Evolving pregnancy screening options, such as noninvasive prenatal testing (NIPT), offer early genetic screening for chromosomal conditions using just one tube of blood—as early as 10 weeks into a pregnancy. Noninvasive testing provides high detection rates, low false-positive results, and no risk to mother and baby.
Other prenatal screening and diagnostic tests may require more than one office visit, multiple blood draws, or carry a higher risk of false-positive results.1-4 Diagnostic tests, such as chorionic villus sampling (CVS) or amniocentesis, provide definite results for most chromosome conditions but have an associated risk of miscarriage.
NIPT analyzes cell-free DNA from a maternal blood sample (mixture of fetal and maternal DNA) to screen for common chromosomal conditions including trisomy 21 (Down syndrome), trisomy 18 (Edwards syndrome), and trisomy 13 (Patau syndrome).
The American Congress of Obstetricians and Gynecologists (ACOG) and International Society of Prenatal Diagnosis (ISPD), along with other professional societies, have stated that NIPT is an available screening option for all pregnant women.5,6
The NIPT workflow consists of several steps, and the complexity for each of these steps can vary widely between tests and the technical approach used. A typical workflow starts with isolating plasma from maternal blood draw. Cell-free DNA (cfDNA) is then extracted from plasma and prepared for analysis.
Data is generated from prepared cfDNA. Sophisticated analysis is then applied to the data.

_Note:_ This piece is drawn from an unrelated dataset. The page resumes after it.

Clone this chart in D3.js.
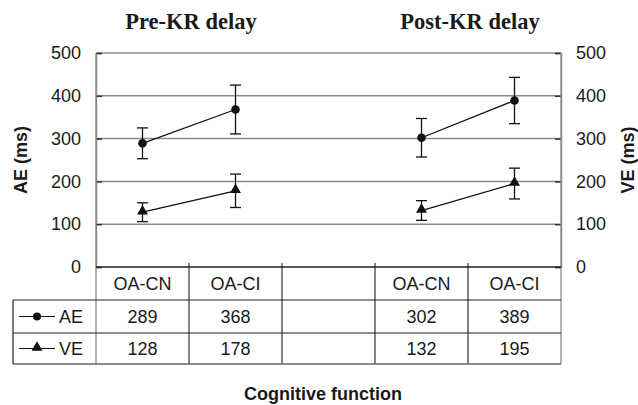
<!DOCTYPE html>
<html>
<head>
<meta charset="utf-8">
<script src="https://cdn.jsdelivr.net/npm/d3@7"></script>
<style>
  body { margin: 0; background: #fff; }
  text { font-family: "Liberation Sans", Arial, sans-serif; fill: #1a1a1a; }
</style>
</head>
<body>
<svg id="chart" width="638" height="405"></svg>
<script>
// columns (the middle one is an empty spacer between the two delays)
const columns = ['c1', 'c2', 'c3', 'c4', 'c5'];
const columnLabels = ['OA-CN', 'OA-CI', '', 'OA-CN', 'OA-CI'];
const groups = [['Pre-KR delay', ['c1', 'c2']], ['Post-KR delay', ['c4', 'c5']]];

const aeValues = [289, 368, null, 302, 389];
const aeErrors = [36, 57, null, 45, 54];
const veValues = [128, 178, null, 132, 195];
const veErrors = [22, 39, null, 23, 36];

const yTicks = [0, 100, 200, 300, 400, 500];

const svg = d3.select('#chart');
const plotL = 96, plotR = 561, plotT = 53, plotB = 267;
const rowH = [33, 33, 31];
const FS = '18px';

const x = d3.scaleBand().domain(columns).range([plotL, plotR]);
const y = d3.scaleLinear().domain([0, 500]).range([plotB, plotT]);

// gridlines
svg.append('g')
    .selectAll('line')
    .data(yTicks.filter((t) => t > 0))
    .enter().append('line')
    .attr('x1', plotL).attr('x2', plotR)
    .attr('y1', (d) => y(d)).attr('y2', (d) => y(d))
    .attr('stroke', '#8a8a8a').attr('stroke-width', 1.5);

// axes (ticks point inwards)
const yl = svg.append('g').attr('transform', `translate(${plotL},0)`)
    .call(d3.axisLeft(y).tickValues(yTicks).tickSize(-6).tickPadding(15));
const yr = svg.append('g').attr('transform', `translate(${plotR},0)`)
    .call(d3.axisRight(y).tickValues(yTicks).tickSize(-6).tickPadding(15));
[yl, yr].forEach((g) => {
    g.select('.domain').attr('stroke', '#8a8a8a').attr('stroke-width', 1.5);
    g.selectAll('.tick line').attr('stroke', '#333').attr('stroke-width', 1.5);
    g.selectAll('.tick text').style('font-size', FS).attr('fill', '#1a1a1a')
        .style('font-family', '"Liberation Sans", Arial, sans-serif');
});

// table
const tableB = plotB + rowH[0] + rowH[1] + rowH[2];
const rowY = [plotB, plotB + rowH[0], plotB + rowH[0] + rowH[1], tableB];
const tbl = svg.append('g');
// vertical column lines (poke a little above the zero line)
const edges = columns.map((c) => x(c)).concat([plotR]);
tbl.selectAll('line.v').data(edges).enter().append('line')
    .attr('x1', (d) => d).attr('x2', (d) => d)
    .attr('y1', (d, i) => (i === 0 || i === edges.length - 1) ? plotT : plotB - 4)
    .attr('y2', tableB)
    .attr('stroke', (d, i) => (i === 0 || i === edges.length - 1) ? '#8a8a8a' : '#444')
    .attr('stroke-width', 1.3);
// horizontal lines
tbl.append('line').attr('x1', plotL).attr('x2', plotR).attr('y1', rowY[0]).attr('y2', rowY[0])
    .attr('stroke', '#222').attr('stroke-width', 1.5);
[rowY[1], rowY[2]].forEach((yy) => {
    tbl.append('line').attr('x1', 13).attr('x2', plotR).attr('y1', yy).attr('y2', yy)
        .attr('stroke', '#222').attr('stroke-width', 1.2);
});
tbl.append('line').attr('x1', 13).attr('x2', plotR).attr('y1', rowY[3]).attr('y2', rowY[3])
    .attr('stroke', '#666').attr('stroke-width', 1.5);
tbl.append('line').attr('x1', 13).attr('x2', 13).attr('y1', rowY[1]).attr('y2', rowY[3])
    .attr('stroke', '#222').attr('stroke-width', 1.2);

// header labels
tbl.selectAll('text.h').data(columns).enter().append('text')
    .attr('x', (d) => x(d) + x.bandwidth() / 2)
    .attr('y', rowY[0] + rowH[0] / 2 + 6)
    .attr('text-anchor', 'middle').style('font-size', FS)
    .text((d, i) => columnLabels[i]);

// value rows
[[aeValues, 1], [veValues, 2]].forEach(([vals, r]) => {
    tbl.selectAll(null).data(columns).enter().append('text')
        .attr('x', (d) => x(d) + x.bandwidth() / 2)
        .attr('y', rowY[r] + rowH[r] / 2 + 6)
        .attr('text-anchor', 'middle').style('font-size', FS)
        .text((d, i) => vals[i] == null ? '' : vals[i]);
});

const triangle = d3.symbol().type(d3.symbolTriangle).size(52);

// legend cells
[['AE', 1, 'circle'], ['VE', 2, 'triangle']].forEach(([name, r, shape]) => {
    const cy = rowY[r] + rowH[r] / 2;
    tbl.append('line').attr('x1', 19).attr('x2', 55).attr('y1', cy).attr('y2', cy)
        .attr('stroke', '#111').attr('stroke-width', 1.2);
    if (shape === 'circle') {
        tbl.append('circle').attr('cx', 37).attr('cy', cy).attr('r', 4).attr('fill', '#111');
    } else {
        tbl.append('path').attr('d', triangle).attr('transform', `translate(37,${cy - 1})`)
            .attr('fill', '#111');
    }
    tbl.append('text').attr('x', 59).attr('y', cy + 6).style('font-size', FS).text(name);
});

// series
const cx = (c) => x(c) + x.bandwidth() / 2;
function drawSeries(values, errors, shape) {
    const g = svg.append('g');
    groups.forEach(([, cols]) => {
        const pts = cols.map((c) => ({c, v: values[columns.indexOf(c)]}));
        g.append('path')
            .attr('d', d3.line().x((d) => cx(d.c)).y((d) => y(d.v))(pts))
            .attr('fill', 'none').attr('stroke', '#111').attr('stroke-width', 1.3);
    });
    columns.forEach((c, i) => {
        if (values[i] == null) return;
        const xx = cx(c);
        const hi = y(values[i] + errors[i]);
        const lo = y(values[i] - errors[i]);
        g.append('line').attr('x1', xx).attr('x2', xx).attr('y1', hi).attr('y2', lo)
            .attr('stroke', '#111').attr('stroke-width', 1.3);
        [hi, lo].forEach((yy) => {
            g.append('line').attr('x1', xx - 5.5).attr('x2', xx + 5.5).attr('y1', yy).attr('y2', yy)
                .attr('stroke', '#111').attr('stroke-width', 1.3);
        });
        if (shape === 'circle') {
            g.append('circle').attr('cx', xx).attr('cy', y(values[i])).attr('r', 4.3).attr('fill', '#111');
        } else {
            g.append('path').attr('d', triangle)
                .attr('transform', `translate(${xx},${y(values[i]) - 1})`).attr('fill', '#111');
        }
    });
}
drawSeries(aeValues, aeErrors, 'circle');
drawSeries(veValues, veErrors, 'triangle');

// titles
groups.forEach(([name, cols]) => {
    svg.append('text')
        .attr('x', (x(cols[0]) + x(cols[1]) + x.bandwidth()) / 2 + 2)
        .attr('y', 29)
        .attr('text-anchor', 'middle')
        .style('font-family', '"Liberation Serif", "Times New Roman", serif')
        .style('font-weight', 'bold').style('font-size', '22.5px')
        .text(name);
});

svg.append('text')
    .attr('transform', `translate(27,${(plotT + plotB) / 2}) rotate(-90)`)
    .attr('text-anchor', 'middle').style('font-weight', 'bold').style('font-size', FS)
    .text('AE (ms)');
svg.append('text')
    .attr('transform', `translate(634,${(plotT + plotB) / 2}) rotate(-90)`)
    .attr('text-anchor', 'middle').style('font-weight', 'bold').style('font-size', FS)
    .text('VE (ms)');

svg.append('text')
    .attr('x', 323).attr('y', 400)
    .attr('text-anchor', 'middle').style('font-weight', 'bold').style('font-size', FS)
    .text('Cognitive function');
</script>
</body>
</html>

Illumina NIPT uses next-generation sequencing (NGS) to analyze cfDNA fragments across the whole genome, which has proven advantages over other NIPT methodologies such as targeted sequencing and array-based methods. Test failure rates are substantially lower with whole-genome sequencing versus other methodologies.4, 7-9
With its high levels of sensitivity and accuracy, NGS produces the data quality needed for reliable analysis of the trace amounts of cfDNA found circulating within blood plasma.